Frequently Asked Questions

Q: Can EmbeddedRocksDB be replicated like ReplicatedMergeTree?

No. EmbeddedRocksDB stores data on the local node's filesystem and is not replicated by ClickHouse. If you need replicated, mutable lookups, back a dictionary with a ReplicatedMergeTree table or replicate the source data through other means.

Q: Is there a dedicated EMBEDDED_ROCKSDB dictionary source?

No. Create an EmbeddedRocksDB table, then define the dictionary with SOURCE(CLICKHOUSE(... TABLE 'your_rocksdb_table' ...)) and LAYOUT(DIRECT()). The dictionary's lookups become RocksDB key fetches.

Q: Does inserting a row with an existing primary key create a duplicate?

No — it overwrites the existing value for that key. This gives you upsert semantics natively, without ReplacingMergeTree or FINAL.
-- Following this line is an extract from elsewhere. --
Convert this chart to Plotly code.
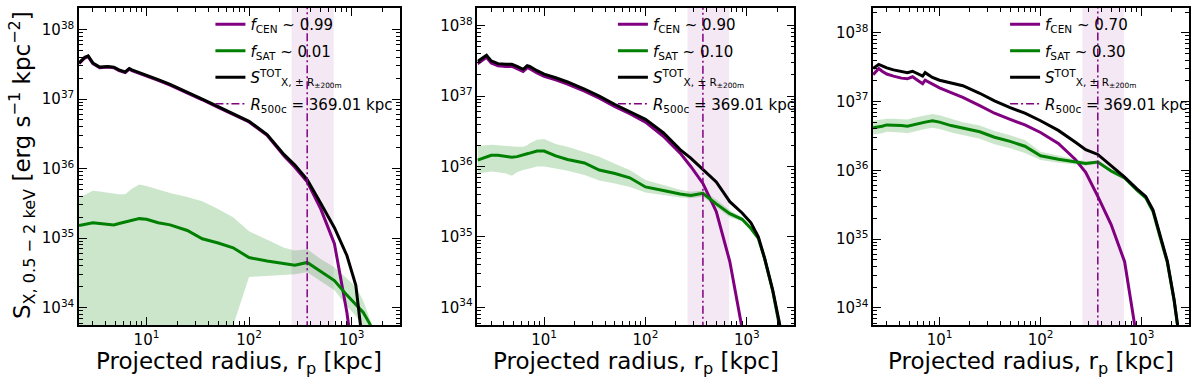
import numpy as np
import plotly.graph_objects as go

# projected radius grid [kpc]
radius = [2.2, 2.5, 2.7, 3.0, 3.5, 4.2, 4.8, 5.4, 6.2, 6.8, 7.2, 8.5, 10, 13, 17, 25, 35, 50,
          70, 100, 150, 220, 280, 369, 500, 680, 900, 1100, 1300, 1500, 1800, 2100, 2400]

# log10 surface brightness [erg s^-1 kpc^-2]
# panel 1 : f_cen ~ 0.99
tot_1 = [37.52, 37.60, 37.62, 37.52, 37.46, 37.47, 37.46, 37.42, 37.39, 37.44, 37.42, 37.38, 37.35, 37.28,
         37.21, 37.10, 37.00, 36.89, 36.79, 36.68, 36.49, 36.20, 36.05, 35.84, 35.50, 35.15, 34.75, 34.32,
         33.40, 32.5, 32.0, 31.5, 31.0]
cen_1 = [37.51, 37.59, 37.61, 37.51, 37.45, 37.46, 37.45, 37.41, 37.38, 37.43, 37.41, 37.37, 37.34, 37.27,
         37.20, 37.09, 36.99, 36.88, 36.78, 36.67, 36.48, 36.18, 36.02, 35.81, 35.42, 34.92, 33.93, 32.8,
         32.0, 31.5, 31.0, 30.5, 30.0]
sat_1 = [35.18, 35.20, 35.21, 35.22, 35.21, 35.20, 35.19, 35.21, 35.23, 35.24, 35.25, 35.28, 35.27, 35.22,
         35.19, 35.11, 34.99, 34.93, 34.86, 34.72, 34.67, 34.63, 34.61, 34.65, 34.52, 34.39, 34.18, 34.05,
         33.93, 33.77, 33.5, 33.2, 33.0]
sat_hi_1 = [35.58, 35.62, 35.65, 35.68, 35.67, 35.65, 35.64, 35.63, 35.63, 35.68, 35.71, 35.77, 35.75, 35.70,
            35.65, 35.59, 35.53, 35.42, 35.30, 35.10, 34.98, 34.86, 34.82, 34.84, 34.70, 34.58, 34.42, 34.30,
            34.10, 33.85, 33.5, 33.2, 33.0]
sat_lo_1 = [32.5, 32.5, 32.5, 32.5, 32.5, 32.5, 32.5, 32.5, 32.5, 32.5, 32.5, 32.5, 32.5, 32.5,
            32.5, 32.5, 32.5, 33.0, 33.74, 34.44, 34.46, 34.47, 34.48, 34.51, 34.38, 34.25, 34.02, 33.88,
            33.72, 33.4, 33.0, 32.7, 32.5]

# panel 2 : f_cen ~ 0.90
tot_2 = [37.49, 37.55, 37.58, 37.50, 37.46, 37.45, 37.45, 37.42, 37.38, 37.43, 37.42, 37.36, 37.31, 37.26,
         37.20, 37.10, 37.00, 36.88, 36.78, 36.67, 36.48, 36.24, 36.12, 35.96, 35.78, 35.50, 35.34, 35.20,
         35.00, 34.70, 34.25, 33.78, 33.30]
cen_2 = [37.46, 37.52, 37.55, 37.47, 37.43, 37.42, 37.42, 37.39, 37.35, 37.40, 37.39, 37.33, 37.28, 37.23,
         37.17, 37.07, 36.97, 36.85, 36.75, 36.63, 36.43, 36.19, 36.00, 35.76, 35.36, 34.65, 33.70, 32.5,
         32.0, 31.5, 31.0, 30.5, 30.0]
sat_2 = [36.09, 36.12, 36.14, 36.16, 36.16, 36.14, 36.13, 36.14, 36.17, 36.18, 36.19, 36.22, 36.22, 36.15,
         36.10, 36.05, 35.95, 35.90, 35.84, 35.71, 35.66, 35.61, 35.59, 35.62, 35.47, 35.33, 35.25, 35.12,
         34.98, 34.69, 34.24, 33.77, 33.30]
sat_hi_2 = [36.29, 36.30, 36.31, 36.31, 36.30, 36.29, 36.28, 36.28, 36.28, 36.30, 36.33, 36.38, 36.39, 36.32,
            36.28, 36.21, 36.14, 36.04, 35.95, 35.81, 35.74, 35.67, 35.64, 35.66, 35.53, 35.38, 35.28, 35.14,
            35.00, 34.71, 34.26, 33.79, 33.31]
sat_lo_2 = [35.90, 35.91, 35.92, 35.93, 35.92, 35.90, 35.87, 35.92, 35.95, 35.96, 35.97, 36.00, 36.00, 35.97,
            35.94, 35.88, 35.80, 35.76, 35.71, 35.63, 35.59, 35.56, 35.55, 35.57, 35.42, 35.28, 35.22, 35.10,
            34.96, 34.67, 34.22, 33.75, 33.29]

# panel 3 : f_cen ~ 0.70
tot_3 = [37.48, 37.54, 37.52, 37.49, 37.46, 37.44, 37.42, 37.44, 37.40, 37.37, 37.42, 37.35, 37.31, 37.27,
         37.23, 37.12, 37.01, 36.91, 36.83, 36.72, 36.58, 36.41, 36.30, 36.23, 36.07, 35.90, 35.73, 35.62,
         35.42, 35.08, 34.68, 34.12, 33.50]
cen_3 = [37.39, 37.48, 37.44, 37.40, 37.37, 37.34, 37.33, 37.36, 37.30, 37.26, 37.31, 37.25, 37.20, 37.13,
         37.06, 36.94, 36.83, 36.74, 36.66, 36.55, 36.39, 36.16, 35.97, 35.62, 35.21, 34.67, 33.40, 32.5,
         32.0, 31.5, 31.0, 30.5, 30.0]
sat_3 = [36.62, 36.63, 36.64, 36.66, 36.66, 36.65, 36.64, 36.66, 36.68, 36.69, 36.70, 36.72, 36.70, 36.65,
         36.61, 36.56, 36.48, 36.42, 36.35, 36.21, 36.16, 36.12, 36.10, 36.12, 35.99, 35.89, 35.71, 35.60,
         35.40, 35.07, 34.66, 34.11, 33.50]
sat_hi_3 = [36.72, 36.73, 36.74, 36.75, 36.75, 36.75, 36.74, 36.76, 36.78, 36.79, 36.80, 36.82, 36.80, 36.75,
            36.70, 36.65, 36.57, 36.51, 36.44, 36.27, 36.21, 36.16, 36.13, 36.14, 36.02, 35.92, 35.73, 35.62,
            35.42, 35.09, 34.68, 34.13, 33.52]
sat_lo_3 = [36.52, 36.53, 36.54, 36.56, 36.56, 36.55, 36.54, 36.56, 36.58, 36.59, 36.60, 36.62, 36.60, 36.55,
            36.51, 36.46, 36.38, 36.32, 36.25, 36.15, 36.11, 36.08, 36.07, 36.09, 35.96, 35.86, 35.69, 35.58,
            35.38, 35.05, 34.64, 34.09, 33.48]

f_cen = ['0.99', '0.90', '0.70']
f_sat = ['0.01', '0.10', '0.30']
r500c = 369.01
r500c_band = [260, 670]
y_ranges = [[33.75, 38.31], [33.75, 38.25], [33.75, 38.36]]

x_decades = [0, 1, 2, 3]
y_decades = [33, 34, 35, 36, 37, 38]

x_title = 'Projected radius, r<sub>p</sub> [kpc]'
y_title = 'S<sub>X, 0.5 − 2 keV</sub> [erg s<sup>−1</sup> kpc<sup>−2</sup>]'

panels = [
    (tot_1, cen_1, sat_1, sat_hi_1, sat_lo_1),
    (tot_2, cen_2, sat_2, sat_hi_2, sat_lo_2),
    (tot_3, cen_3, sat_3, sat_hi_3, sat_lo_3),
]

# plot area is 79..1193 px wide, 8..325 px high
x_domains = [[0.0, 0.289], [0.359, 0.6445], [0.7154, 1.0]]
legend_x = [0.1184, 0.481, 0.8343]

FONT = 'DejaVu Sans'
PURPLE = '#800080'
GREEN = '#008000'


def log_ticks(decades):
    major = [10.0 ** d for d in decades]
    text = ['10<sup>%d</sup>' % d for d in decades]
    minor = [m * 10.0 ** d for d in decades for m in range(2, 10)]
    return major, text, minor


fig = go.Figure()

for i, (tot, cen, sat, hi, lo) in enumerate(panels):
    n = '' if i == 0 else str(i + 1)
    xa, ya, lg = 'x' + n, 'y' + n, 'legend' + n

    fig.add_trace(go.Scatter(x=radius, y=np.power(10.0, lo), mode='lines', line=dict(width=0),
                             showlegend=False, hoverinfo='skip', xaxis=xa, yaxis=ya))
    fig.add_trace(go.Scatter(x=radius, y=np.power(10.0, hi), mode='lines', line=dict(width=0),
                             fill='tonexty', fillcolor='rgba(0,128,0,0.2)',
                             showlegend=False, hoverinfo='skip', xaxis=xa, yaxis=ya))
    fig.add_trace(go.Scatter(x=radius, y=np.power(10.0, cen), mode='lines',
                             line=dict(color=PURPLE, width=3), legendgroup='cen' + n,
                             name='<i>f</i><sub>CEN</sub> ~ ' + f_cen[i], legend=lg, xaxis=xa, yaxis=ya))
    fig.add_trace(go.Scatter(x=radius, y=np.power(10.0, sat), mode='lines',
                             line=dict(color=GREEN, width=3), legendgroup='sat' + n,
                             name='<i>f</i><sub>SAT</sub> ~ ' + f_sat[i], legend=lg, xaxis=xa, yaxis=ya))
    fig.add_trace(go.Scatter(x=radius, y=np.power(10.0, tot), mode='lines',
                             line=dict(color='black', width=3), legendgroup='tot' + n,
                             name='<i>S</i><sup>TOT</sup><sub>X, ± R<sub>±200m</sub></sub>',
                             legend=lg, xaxis=xa, yaxis=ya))
    fig.add_trace(go.Scatter(x=[r500c, r500c], y=[1e33, 1e39], mode='lines',
                             line=dict(color=PURPLE, width=1.5, dash='8px,3px,2px,3px'),
                             legendgroup='r500' + n,
                             name='<i>R</i><sub>500c</sub> = 369.01 kpc', legend=lg, xaxis=xa, yaxis=ya))

    fig.add_shape(type='rect', xref=xa, yref=ya + ' domain', x0=r500c_band[0], x1=r500c_band[1],
                  y0=0, y1=1, fillcolor='rgba(128,0,128,0.09)', line=dict(width=0), layer='below')

    # x axis title, centred under each panel
    fig.add_annotation(text=x_title, xref='paper', yref='paper',
                       x=(x_domains[i][0] + x_domains[i][1]) / 2, y=-0.12,
                       xanchor='center', yanchor='middle', showarrow=False,
                       font=dict(family=FONT, size=23, color='black'))

    xmaj, xtxt, xmin = log_ticks(x_decades)
    ymaj, ytxt, ymin = log_ticks(y_decades)
    axis_common = dict(
        type='log', showline=True, linecolor='black', linewidth=1.5, mirror='allticks',
        ticks='inside', ticklen=8, tickwidth=1, tickcolor='black', showgrid=False, zeroline=False,
        tickfont=dict(family=FONT, size=15, color='black'), automargin=False,
    )
    fig.update_layout({
        'xaxis' + n: dict(axis_common, domain=x_domains[i], range=[0.342, 3.47], anchor=ya,
                          tickmode='array', tickvals=xmaj, ticktext=xtxt,
                          minor=dict(ticks='inside', ticklen=4, tickwidth=0.8, tickcolor='black',
                                     tickmode='array', tickvals=xmin, showgrid=False)),
        'yaxis' + n: dict(axis_common, domain=[0, 1], range=y_ranges[i], anchor=xa,
                          tickmode='array', tickvals=ymaj, ticktext=ytxt,
                          minor=dict(ticks='inside', ticklen=4, tickwidth=0.8, tickcolor='black',
                                     tickmode='array', tickvals=ymin, showgrid=False)),
        lg: dict(x=legend_x[i], y=1.0, xanchor='left', yanchor='top', bgcolor='rgba(0,0,0,0)',
                 font=dict(family=FONT, size=15, color='black'), traceorder='grouped',
                 tracegroupgap=4, itemwidth=30),
    })

# y axis title on the left panel only
fig.add_annotation(text=y_title, xref='paper', yref='paper', x=-0.0512, y=0.505,
                   xanchor='center', yanchor='middle', textangle=-90, showarrow=False,
                   font=dict(family=FONT, size=23, color='black'))

fig.update_layout(
    width=1200, height=384,
    margin=dict(l=79, r=7, t=8, b=59),
    plot_bgcolor='white', paper_bgcolor='white',
    font=dict(family=FONT, color='black'),
)

# page body margin would push the fixed-size figure off the window
fig.write_html('out.html', config={'displayModeBar': False},
               post_script="document.body.style.margin = '0';")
Q: Why use EmbeddedRocksDB instead of MergeTree for a lookup table?

For single-key point lookups and frequent per-row updates/deletes, RocksDB resolves keys directly and updates in place, whereas MergeTree scans granules and rewrites parts during mutations. For range scans and aggregations, MergeTree remains the right choice.

Q: How do I make joins against an EmbeddedRocksDB table fast?

Set join_algorithm = 'direct,hash' and use LEFT ANY JOIN. The direct join issues key-value lookups against the RocksDB store and skips building a hash table; it falls back to hash join if the right table doesn't support direct lookups or if the join type is not LEFT ANY JOIN (the only join type the direct algorithm supports).

Q: Is EmbeddedRocksDB available on ClickHouse Cloud?

EmbeddedRocksDB is a local, single-node engine tied to node filesystem storage, which conflicts with Cloud's shared-storage architecture. Treat it as a self-hosted feature and verify availability against current Cloud documentation before relying on it there.